Bushell sprints to gold
GB wheelchair racer sets Paralympic record in T53 100m
Last Updated: September 3, 2012 9:39pm
Great Britain wheelchair sprinter Mickey Bushell upgraded his Beijing silver to gold in London with victory in the T53 100 metres.
Bushell, the world record holder, got off to a flying start and raced away from the field to win in a new Paralympic record 14.75 seconds.
The 22-year-old was 0.34 seconds clear of the field as he claimed Great Britain's fifth gold medal in the Olympic Stadium.
He was born with seven vertebrae missing from the lower part of the back.
Bushell, whose win took Great Britain's athletes' total medal tally to 12, revealed he had been inspired by watching David Weir's 5,000m victory.
He said: "Gold was the only thing I wanted. I know I had to work for it, it's been a long, hard four years.
"Last night I watched Dave Weir and as he crossed the line I was bouncing off the walls in my room. I didn't know what to do.
"He's been a massive influence - just as a team-mate, he's been there for me. He was there for me in Beijing as well, even with all the stuff he had to deal with as well.
"He's a fantastic guy, a great role model to look up to."
On the race, he said: "It was fantastic. It went a lot better than I thought. The crowd were fantastic, they definitely pushed me on.
"I nearly cried coming through the line."

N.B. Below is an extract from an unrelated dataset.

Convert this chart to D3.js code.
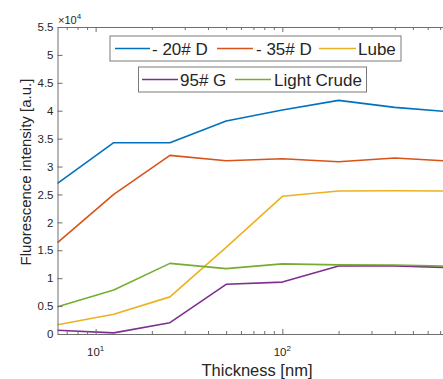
<!DOCTYPE html>
<html>
<head>
<meta charset="utf-8">
<script src="https://cdn.jsdelivr.net/npm/d3@7"></script>
<style>
  html, body { margin: 0; padding: 0; background: #fff; overflow: hidden; }
  svg { display: block; font-family: "Liberation Sans", Arial, Helvetica, sans-serif; }
</style>
</head>
<body>
<svg id="chart" width="443" height="379"></svg>
<script>
// Film thickness (nm) at which each sample was measured
const thickness = [6.25, 12.5, 25, 50, 100, 200, 400, 800];

// Fluorescence intensity per sample (a.u.)
const seriesNames = ["- 20# D", "- 35# D", "Lube", "95# G", "Light Crude"];
const d20 = [27000, 34270, 34270, 38160, 40130, 41850, 40600, 39800];
const d35 = [16360, 25030, 32000, 31050, 31400, 30870, 31530, 30950];
const lube = [1670, 3530, 6650, 15530, 24670, 25620, 25670, 25600];
const g95 = [660, 200, 2030, 8900, 9300, 12200, 12200, 11900];
const lightCrude = [4900, 7880, 12650, 11720, 12560, 12380, 12360, 12150];
const seriesColors = ["#0072BD", "#D95319", "#EDB120", "#7E2F8E", "#77AC30"];

// Axis ticks
const yTicks = [0, 5000, 10000, 15000, 20000, 25000, 30000, 35000, 40000, 45000, 50000, 55000];
const xMajorTicks = [10, 100];
const xMinorTicks = [7, 8, 9, 20, 30, 40, 50, 60, 70, 80, 90, 200, 300, 400, 500, 600, 700, 800];
const xTickExponents = ["1", "2"];

const allSeries = [d20, d35, lube, g95, lightCrude];

const svg = d3.select("#chart");
const plotLeft = 57.5, plotTop = 27, plotBottom = 334, plotRight = 451;

const x = d3.scaleLog().domain([6.25, 800]).range([plotLeft, plotRight]);
const y = d3.scaleLinear().domain([0, 55000]).range([plotBottom, plotTop]);

const axisColor = "#6e6e6e";
const textColor = "#262626";

// Data lines
const line = d3.line().x((d, i) => x(thickness[i])).y(d => y(d));
allSeries.forEach((vals, k) => {
  svg.append("path")
    .datum(vals)
    .attr("fill", "none")
    .attr("stroke", seriesColors[k])
    .attr("stroke-width", 1.6)
    .attr("stroke-linejoin", "round")
    .attr("d", line);
});

// Y axis (ticks point inward)
const yAxis = svg.append("g")
  .attr("transform", `translate(${plotLeft},0)`)
  .call(d3.axisLeft(y).tickValues(yTicks).tickSize(-5).tickSizeOuter(0).tickPadding(4)
    .tickFormat(d => d3.format("~g")(d / 10000)));
yAxis.select(".domain").attr("stroke", axisColor);
yAxis.selectAll(".tick line").attr("stroke", axisColor);
yAxis.selectAll(".tick text")
  .attr("fill", textColor)
  .style("font-size", "11.5px")
  .style("font-family", "'Liberation Sans', Arial, sans-serif");

// Bottom axis: major and minor ticks inward
const xAxisMinor = svg.append("g")
  .attr("transform", `translate(0,${plotBottom})`)
  .call(d3.axisBottom(x).tickValues(xMinorTicks).tickSize(-3).tickSizeOuter(0).tickFormat(""));
xAxisMinor.select(".domain").attr("stroke", axisColor);
xAxisMinor.selectAll(".tick line").attr("stroke", axisColor);

const xAxisMajor = svg.append("g")
  .attr("transform", `translate(0,${plotBottom})`)
  .call(d3.axisBottom(x).tickValues(xMajorTicks).tickSize(-5).tickSizeOuter(0).tickFormat(""));
xAxisMajor.select(".domain").remove();
xAxisMajor.selectAll(".tick line").attr("stroke", axisColor);

// Power-of-ten labels
xMajorTicks.forEach((t, i) => {
  const lbl = svg.append("text")
    .attr("x", x(t))
    .attr("y", 356)
    .attr("text-anchor", "middle")
    .attr("fill", textColor)
    .style("font-size", "11.5px");
  lbl.append("tspan").text("10");
  lbl.append("tspan").attr("dy", -5).style("font-size", "8px").text(xTickExponents[i]);
});

// Top axis (box), ticks inward, no labels
const topMinor = svg.append("g")
  .attr("transform", `translate(0,${plotTop})`)
  .call(d3.axisTop(x).tickValues(xMinorTicks).tickSize(-3).tickSizeOuter(0).tickFormat(""));
topMinor.select(".domain").attr("stroke", axisColor);
topMinor.selectAll(".tick line").attr("stroke", axisColor);
const topMajor = svg.append("g")
  .attr("transform", `translate(0,${plotTop})`)
  .call(d3.axisTop(x).tickValues(xMajorTicks).tickSize(-5).tickSizeOuter(0).tickFormat(""));
topMajor.select(".domain").remove();
topMajor.selectAll(".tick line").attr("stroke", axisColor);

// Exponent multiplier
const mult = svg.append("text")
  .attr("x", 58)
  .attr("y", 24)
  .attr("fill", textColor)
  .style("font-size", "11px");
mult.append("tspan").text("\u00d710");
mult.append("tspan").attr("dy", -5).style("font-size", "8px").text("4");

// Axis titles
svg.append("text")
  .attr("x", 257)
  .attr("y", 376)
  .attr("text-anchor", "middle")
  .attr("fill", textColor)
  .style("font-size", "16.5px")
  .text("Thickness [nm]");

svg.append("text")
  .attr("transform", "translate(31,172) rotate(-90)")
  .attr("text-anchor", "middle")
  .attr("fill", textColor)
  .style("font-size", "15px")
  .text("Fluorescence intensity [a.u.]");

// Legends: two boxed rows
const legendRows = [
  { box: [110, 36, 291, 25], items: [[0, 115, 150, 152], [1, 217, 253, 256], [2, 319, 356, 358]] },
  { box: [138.5, 67, 228, 25], items: [[3, 142, 178, 180], [4, 235, 271, 274]] }
];
legendRows.forEach(row => {
  const [bx, by, bw, bh] = row.box;
  svg.append("rect")
    .attr("x", bx).attr("y", by).attr("width", bw).attr("height", bh)
    .attr("fill", "#fff").attr("stroke", "#7a7a7a").attr("stroke-width", 1);
  row.items.forEach(([k, x1, x2, tx]) => {
    const cy = by + bh / 2;
    svg.append("line")
      .attr("x1", x1).attr("x2", x2).attr("y1", cy).attr("y2", cy)
      .attr("stroke", seriesColors[k]).attr("stroke-width", 1.6);
    svg.append("text")
      .attr("x", tx).attr("y", cy + 6)
      .attr("fill", textColor)
      .style("font-size", "17px")
      .text(seriesNames[k]);
  });
});
</script>
</body>
</html>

Bushell will go for a second gold in the 200m, but admitted this was the title he had been craving, saying: "This is my stronger event. This is the one I wanted."
Ireland's Michael McKillop sealed his status as the world's greatest Paralympic middle-distance runner by making it double gold in London.
The 22-year-old, who has cerebral palsy, obliterated the opposition to claim the most convincing of victories in the T37 1500 metres.
He had a season's best coming into the race more than 20 seconds faster than the next quickest in the field and it proved as comprehensive on the track as it looked on paper.
Content to sit behind Australia's Brad Scott early on, he passed him before stretching clear from way out, already acknowledging the applause of the crowd as he came off the final bend.
His times of four minutes 08.11 seconds was a new Paralympic record and more than six seconds ahead of Scott.
Great Britain's Dean Miller, who had been a medal contender, finished seventh.
McKillop's success came two days after he landed 800m gold in equally emphatic fashion.
And it took Ireland's gold medal total in the Olympic Stadium to three, sprinter Jason Smyth having started the ball rolling.
"It was unreal to come back and try and win the 1500m," McKillop said. "It wasn't in Beijing so to get the chance to run it in London was great because 1500m is my preferred event.
"It's very hard [to do both], but with all the training I have done, I've put in the hard work for months and years and to stand on the starting line and race in the 800 and 1500m in a class that I'm at the top of is an honour. Getting the chance tonight to do it was unbelievable."
Forty-nine-year-old Stephen Osborne, a qualified carpenter who only turned to wheelchair racing last year, came fifth in the T51 100m.
The Kent athlete, the oldest competitor in the eight-strong field which had a combined age of 309, clocked 23.40s.
Osborne, competing in his first Games, looked rather bemused by the roar which greeted his introduction to the crowd, but held his form well in the closing stages to come 0.43 behind third place. Ireland's John McCarthy, 38, finished in seventh.